Il est important de constater que ces techniques ne diminuent pas la concentration atmosphérique du CO2[xvi]. Elles sont cependant défendues en tant que méthodes de dernier recours. Plus l’écart entre les températures observées et les trajectoires souhaitées s’accentuera, plus cet argument portera, notamment dans les pays les plus touchés par le réchauffement climatique.
Les méthodes de GRS sont nombreuses, et n’ont de limites que l’imagination des chercheurs. Certaines relèvent de la science-fiction, comme les miroirs spatiaux, tout en faisant parfois l’objet d’un certain engouement médiatique et de quelques recherches isolées. Cette note décrit les deux méthodes les plus avancées[xvii].
Parmi les techniques de GRS, l’injection d’aérosols stratosphériques (IAS) est souvent mise en avant. Elle consiste à disperser des aérosols dans la haute atmosphère, entre 15 et 25 km d’altitude. Par un phénomène analogue aux éruptions volcaniques[xviii], les particules dispersées devraient réfléchir le rayonnement solaire et provoquer un effet refroidissant. La méthode standard consisterait à utiliser des sulfates, dont la chimie est relativement maîtrisée.

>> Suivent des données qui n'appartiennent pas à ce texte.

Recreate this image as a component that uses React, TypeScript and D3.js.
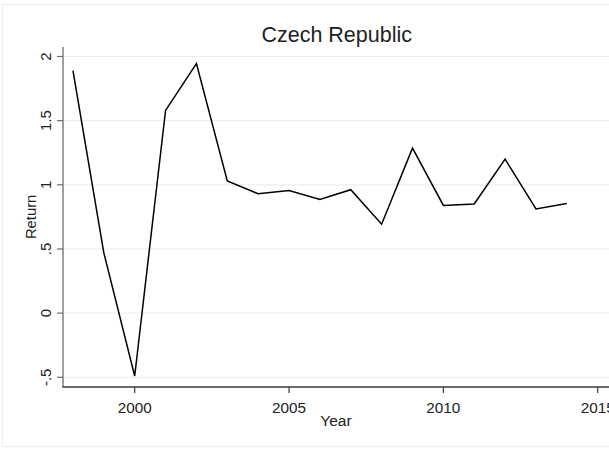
import React from "react";
import * as d3 from "d3";

const years = [1998, 1999, 2000, 2001, 2002, 2003, 2004, 2005, 2006, 2007, 2008, 2009, 2010, 2011, 2012, 2013, 2014];
const returns = [1.89, 0.47, -0.49, 1.58, 1.945, 1.03, 0.93, 0.955, 0.885, 0.962, 0.693, 1.286, 0.839, 0.851, 1.2, 0.812, 0.855];
const yTicks = [-0.5, 0, 0.5, 1, 1.5, 2];
const yTickLabels = ["-.5", "0", ".5", "1", "1.5", "2"];
const xTicks = [2000, 2005, 2010, 2015];

const W = 609;
const H = 450;

export default function App() {
  const x = d3.scaleLinear().domain([2000, 2015]).range([134.7, 597.7]);
  const y = d3.scaleLinear().domain([-0.5, 2]).range([377.3, 56.5]);
  const line = d3
    .line<number>()
    .x((_, i) => x(years[i]))
    .y((d) => y(d));
  const axisX = 63;
  const axisY = 387;
  const font = "'Liberation Sans', Arial, Helvetica, sans-serif";

  return (
    <svg
      width={W}
      height={H}
      style={{ position: "absolute", left: 0, top: 0, background: "#fff" }}
      fontFamily={font}
    >
      <rect x={0} y={0} width={W} height={H} fill="#ffffff" />
      <rect x={2.5} y={4.5} width={W + 10} height={442} fill="none" stroke="#e8eef0" strokeWidth={1} />
      {yTicks.map((t) => (
        <line key={"g" + t} x1={axisX} x2={W} y1={y(t)} y2={y(t)} stroke="#e9f0f2" strokeWidth={1.2} />
      ))}
      <path d={line(returns) || ""} fill="none" stroke="#000" strokeWidth={1.5} strokeLinejoin="miter" />
      <line x1={axisX} x2={axisX} y1={47} y2={axisY} stroke="#6e6e6e" strokeWidth={1.3} />
      <line x1={axisX - 0.6} x2={W} y1={axisY} y2={axisY} stroke="#3a3a3a" strokeWidth={1.3} />
      {yTicks.map((t, i) => (
        <g key={"yt" + t}>
          <line x1={axisX - 6} x2={axisX} y1={y(t)} y2={y(t)} stroke="#6e6e6e" strokeWidth={1.2} />
          <text
            transform={`translate(${axisX - 12},${y(t)}) rotate(-90)`}
            textAnchor="middle"
            fontSize={15}
            fill="#222"
          >
            {yTickLabels[i]}
          </text>
        </g>
      ))}
      {xTicks.map((t) => (
        <g key={"xt" + t}>
          <line x1={x(t)} x2={x(t)} y1={axisY} y2={axisY + 6} stroke="#3a3a3a" strokeWidth={1.2} />
          <text x={x(t)} y={axisY + 26} textAnchor="middle" fontSize={15.3} fill="#222">
            {t}
          </text>
        </g>
      ))}
      <text x={336} y={426} textAnchor="middle" fontSize={15.5} fill="#222">
        Year
      </text>
      <text transform={`translate(35.5,${y(0.75)}) rotate(-90)`} textAnchor="middle" fontSize={14.8} fill="#222">
        Return
      </text>
      <text x={336.7} y={41.5} textAnchor="middle" fontSize={21.5} fill="#222">
        Czech Republic
      </text>
    </svg>
  );
}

La durée de vie des sulfates dans la stratosphère n’étant que de deux à trois ans, il faudrait périodiquement réitérer le processus pour garder un effet de refroidissement constant. Ceci nécessiterait de disposer d’un grand nombre d’avions stratosphériques capables d’emmener de façon régulière plusieurs tonnes de sulfate en altitude. Les promoteurs de l’IAS mettent en avant sa relative facilité de mise en place et son coût acceptable par comparaison avec d’autres méthodes. Cependant, ces arguments sont remis en question par les estimations actuelles, qui tendent à montrer que le prix de cette technique a été sous-estimé et qu’elle coûterait entre quelques dizaines de milliards et une centaine de milliards de dollars par an et par degré de refroidissement[xix].
L’IAS connaît aussi des problèmes rédhibitoires. D’abord, l’utilisation prolongée de sulfates risque d’engendrer des pluies acides[xx] et d’endommager la couche d’ozone. Par ailleurs, l’effet des aérosols sur le réchauffement devrait être peu homogène sur la surface du globe et provoquer des perturbations du système hydrologique terrestre, engendrant par exemple de graves conséquences sur la mousson asiatique. Cette technique ferait ainsi peser des risques sur l’approvisionnement alimentaire[xxi].
Une autre technique de GRS consiste à utiliser la dispersion d’eau de mer par bateau dans les nuages troposphériques pour les rendre plus réfléchissants et bloquer ainsi une partie du rayonnement solaire. Cette méthode repose sur des bases scientifiques nettement moins avancées que l’IAS mais a déjà fait l’objet de plusieurs expériences, en particulier autour de la Grande barrière de corail[xxii]. Les impacts de cette technique en cas de déploiement massif seraient similaires à ceux de l’IAS[xxiii], et son efficacité reste très incertaine. Son effet serait en particulier limité à quelques jours, au plus, et resterait relativement localisé, à moins d’y consacrer des moyens autrement plus importants que ceux que nécessiterait l’IAS.
Si ces technologies devaient être déployées à grande échelle, elles risqueraient de placer les sociétés humaines dans une situation de verrouillage socio-technique imposant leur utilisation constante. En effet, une fois pris le chemin de la GRS, il est difficile de revenir en arrière rapidement sans causer un choc terminal. Le CO2 ayant une durée de vie beaucoup plus longue dans l’atmosphère que les aérosols utilisés pour contrecarrer ses effets, un arrêt soudain[xxiv] de la GRS pourrait conduire à une remontée brutale et inédite de la température globale.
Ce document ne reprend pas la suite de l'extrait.